A ocorrência de caso fortuito ou força maior pode ser causa de extinção de um contrato?
Sim. O contrato poderá ser extinto nos casos mais graves em que a impossibilidade de execução afetar a obrigação central do contrato (núcleo), especialmente quando não for possível a prorrogação do prazo para adimplemento.
Alguns exemplos: locação de espaço para evento que não pode ser postergado para data futura; compra de insumos essenciais para funcionamento de planta industrial e que acabam adquiridos de outro fornecedor.
Quais são as recomendações mais comuns para as situações de caso fortuito ou força maior?
Apesar de não ser essencial, recomenda-se que os contratos mais relevantes incluam regulamentação sobre caso fortuito ou força maior, especialmente para: a) definir algumas hipóteses que serão entendidas pelas partes como caracterizadores da situação e que poderão servir de parâmetros para avaliação de outras não expressamente previstas; é possível prever também aquelas que não serão, excluindo determinados eventos; nem todos os casos são tão claros quanto esse de pandemia; b) regular antecipadamente as obrigações de cada parte diante da ocorrência de caso fortuito e força maior.
Avaliar cada contrato, verificando aqueles que possuem regulação específica sobre o tema.
Notificar a outra parte, informando a ocorrência da situação e os impactos que já tenham ocorrido ou que são esperados paras obrigações do contrato.
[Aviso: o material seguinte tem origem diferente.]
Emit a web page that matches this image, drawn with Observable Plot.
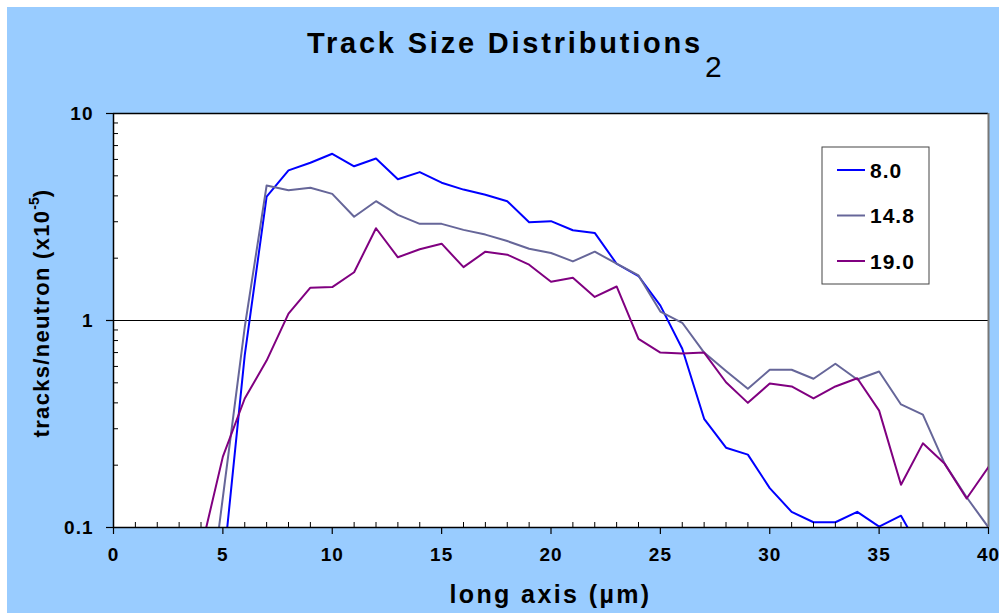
<!DOCTYPE html>
<html>
<head>
<meta charset="utf-8">
<script src="https://cdn.jsdelivr.net/npm/d3@7"></script>
<script src="https://cdn.jsdelivr.net/npm/@observablehq/plot@0.6"></script>
<style>
  html, body { margin: 0; padding: 0; background: #ffffff; }
  #wrap { position: relative; width: 999px; height: 613px; overflow: hidden; font-family: Arial, "Liberation Sans", sans-serif; }
  #bg { position: absolute; left: 7px; top: 7px; width: 992px; height: 606px; background: #99CCFF; }
  #chart { position: absolute; left: 0; top: 0; }
  .title { position: absolute; left: 307px; top: 26px; font-weight: bold; font-size: 29px; letter-spacing: 2.8px; color: #000; white-space: nowrap; }
  .title .sub { font-weight: normal; font-size: 30px; position: relative; top: 24px; margin-left: 2px; letter-spacing: 0; }
  .xlabel { position: absolute; left: 113px; width: 875px; top: 580px; text-align: center; font-weight: bold; font-size: 25px; letter-spacing: 2.4px; }
  .ylabel { position: absolute; left: 40px; top: 313px; transform: translate(-50%, -50%) rotate(-90deg); font-weight: bold; font-size: 22px; letter-spacing: 1.3px; white-space: nowrap; }
  .ylabel sup { font-size: 14px; vertical-align: 10px; letter-spacing: 0; }
</style>
</head>
<body>
<div id="wrap">
  <div id="bg"></div>
  <div id="chart"></div>
  <div class="title">Track Size Distributions<span class="sub">2</span></div>
  <div class="ylabel">tracks/neutron (x10<sup>-5</sup>)</div>
  <div class="xlabel">long axis (µm)</div>
</div>
<script>
// x positions (µm)
const xVals = [4,5,6,7,8,9,10,11,12,13,14,15,16,17,18,19,20,21,22,23,24,25,26,27,28,29,30,31,32,33,34,35,36,37,38,39,40];
// series values (tracks/neutron ×10^-5)
const s80  = [null,0.062,0.68,3.97,5.31,5.78,6.39,5.56,6.06,4.81,5.21,4.63,4.29,4.05,3.77,2.98,3.02,2.73,2.65,1.88,1.64,1.18,0.73,0.335,0.243,0.225,0.155,0.119,0.106,0.106,0.119,0.101,0.114,0.074,null,null,null];
const s148 = [0.021,0.14,0.93,4.49,4.26,4.38,4.09,3.17,3.77,3.24,2.93,2.93,2.74,2.60,2.42,2.22,2.12,1.93,2.15,1.88,1.65,1.105,0.975,0.70,0.57,0.468,0.578,0.578,0.523,0.618,0.519,0.567,0.393,0.351,0.203,0.14,0.1];
const s190 = [0.078,0.22,0.42,0.64,1.08,1.44,1.45,1.71,2.79,2.02,2.21,2.35,1.81,2.15,2.08,1.86,1.54,1.61,1.30,1.46,0.815,0.70,0.693,0.70,0.503,0.40,0.496,0.48,0.42,0.48,0.526,0.367,0.161,0.255,0.203,0.138,0.196];
const seriesNames = ["8.0", "14.8", "19.0"];
const seriesColors = ["#0000FF", "#666699", "#800080"];
// axis ticks
const xMajor = [0,5,10,15,20,25,30,35,40];
const xMinor = [1,2,3,4,6,7,8,9,11,12,13,14,16,17,18,19,21,22,23,24,26,27,28,29,31,32,33,34,36,37,38,39];
const yMajor = [0.1, 1, 10];
const yMinor = [0.2,0.3,0.4,0.5,0.6,0.7,0.8,0.9,2,3,4,5,6,7,8,9];

const allSeries = [s80, s148, s190];
const rows = [];
allSeries.forEach((vals, si) => {
  vals.forEach((v, i) => { if (v != null) rows.push({x: xVals[i], y: v, s: seriesNames[si]}); });
});

const fontCss = "font-family: Arial, 'Liberation Sans', sans-serif; font-weight: bold; font-size: 19px; letter-spacing: 1px;";

const plot = Plot.plot({
  width: 999,
  height: 613,
  marginLeft: 113,
  marginRight: 11,
  marginTop: 113,
  marginBottom: 86,
  style: "background: transparent; color: #000; " + fontCss,
  x: {domain: [0, 40]},
  y: {type: "log", domain: [0.1, 10]},
  color: {domain: seriesNames, range: seriesColors},
  marks: [
    Plot.frame({fill: "white", stroke: null}),
    Plot.ruleY([1], {stroke: "#000", strokeWidth: 1}),
    Plot.ruleY([10], {stroke: "#000", strokeWidth: 1.5}),
    Plot.ruleX([40], {stroke: "#777", strokeWidth: 2}),
    Plot.line(rows, {x: "x", y: "y", z: "s", stroke: "s", strokeWidth: 2, clip: true}),
    Plot.ruleX([0], {stroke: "#000", strokeWidth: 1.5}),
    Plot.ruleY([0.1], {stroke: "#000", strokeWidth: 1.5}),
    Plot.axisX({ticks: xMajor, tickSize: 7, tickPadding: 13, tickFormat: d => String(d), label: null, strokeWidth: 1.2}),
    Plot.axisX({ticks: xMinor, tickSize: -5, tickFormat: () => "", label: null}),
    Plot.axisY({ticks: yMajor, tickSize: 7, tickPadding: 13, tickFormat: d => String(d), label: null, strokeWidth: 1.2}),
    Plot.axisY({ticks: yMinor, tickSize: -5, tickFormat: () => "", label: null})
  ]
});
document.getElementById("chart").appendChild(plot);

// legend box appended to the plot's SVG
const svg = d3.select(plot);
const lg = svg.append("g");
lg.append("rect").attr("x", 822).attr("y", 147).attr("width", 107).attr("height", 137)
  .attr("fill", "white").attr("stroke", "#444").attr("stroke-width", 1);
seriesNames.forEach((name, i) => {
  const yy = 170 + i * 45.5;
  lg.append("line").attr("x1", 837).attr("x2", 865).attr("y1", yy).attr("y2", yy)
    .attr("stroke", seriesColors[i]).attr("stroke-width", 2);
  lg.append("text").attr("x", 870).attr("y", yy).attr("dy", "0.36em")
    .style("font-size", "21px").style("font-weight", "bold").style("text-anchor", "start")
    .style("letter-spacing", "1px").attr("fill", "#000").text(name);
});
</script>
</body>
</html>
A avaliação caso a caso dos contratos poderá dizer se algum prazo ou formalidade devem ser seguidos.
A elaboração de adequados termos dos acordos pode auxiliar na mitigação de riscos. A situação de caso fortuito ou força maior não afasta a exigência de boa-fé objetiva e seus deveres correlatos, incluindo o dever de cooperação.
Em situações como essa, é razoável esperar um crescimento no número de ações judiciais, as quais serão efetivamente resolvidas somente muitos anos depois. A formação de precedentes judiciais pelos Tribunais estaduais e superiores costuma tomar um prazo não condizente com o dinamismo dos negócios.